Evet, Suriye’ye demokrasi gelse güzel olurdu ama bugün itibariyle edindiğimiz tecrübelerden biliyoruz ki diktatörlerin kuvvet yoluyla -bilhassa dış kuvvetlerce- devrilmesi çoğunlukla barış ve müşahede edilebilir bir şekilde daha iyi bir yönetim getirmiyor.

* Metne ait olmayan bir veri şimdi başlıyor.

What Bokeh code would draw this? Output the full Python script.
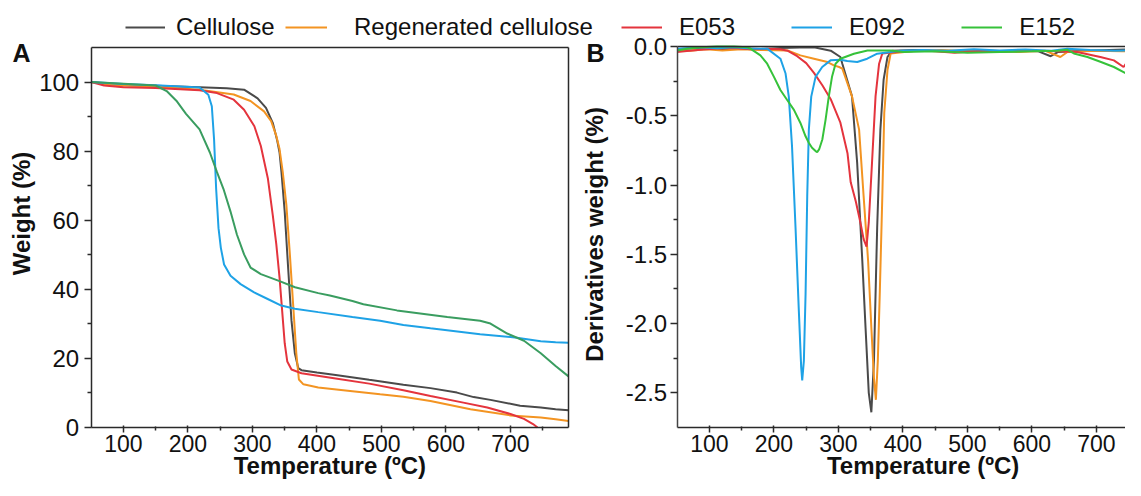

Açıkçası ABD Suriye’de, demokrasi vizyonundan daha çok Suriye’nin müttefiki olan İran’ı yıkma hevesiyle hareket etti.

Bu noktada önümüzdeki en acil görev savaşa, sıçradığı yere yalnızca anarşi getiren sınırlar ötesi çatışmaya, derin kutuplaşmaya, daha fazla uluslararası silahlı müdahalelere, duyguların kışkırtılmasına, öfkeye ve küresel cihatçıları savaşa davet eden videolara bir son vermektir.

Şu sorulabilir tabi ki, Rusya ve İran’ın her ikisi de Esed’in Şam’daki iktidarının yeniden onaylanmasından kârlı çıkmış olmaz mı? Kesinlikle. Peki, öyleyse bu yanlış seçeneği işaretlemek değil midir?

İyi ama ne yapalım? Esed’den kurtulmak için yürüttüğümüz sorumsuzluk örneği kampanyaya para akıtmayı sürdürelim mi? Hiç durmadan bombalamaya ve hem İslam Devleti’nden hem Esed’den nefret eden ama bizi de seven, yani bu bir arada bulunması zor nitelikleri haiz, bizim için ehveni şer olan cihatçı bir grubu aramaya devam mı edelim?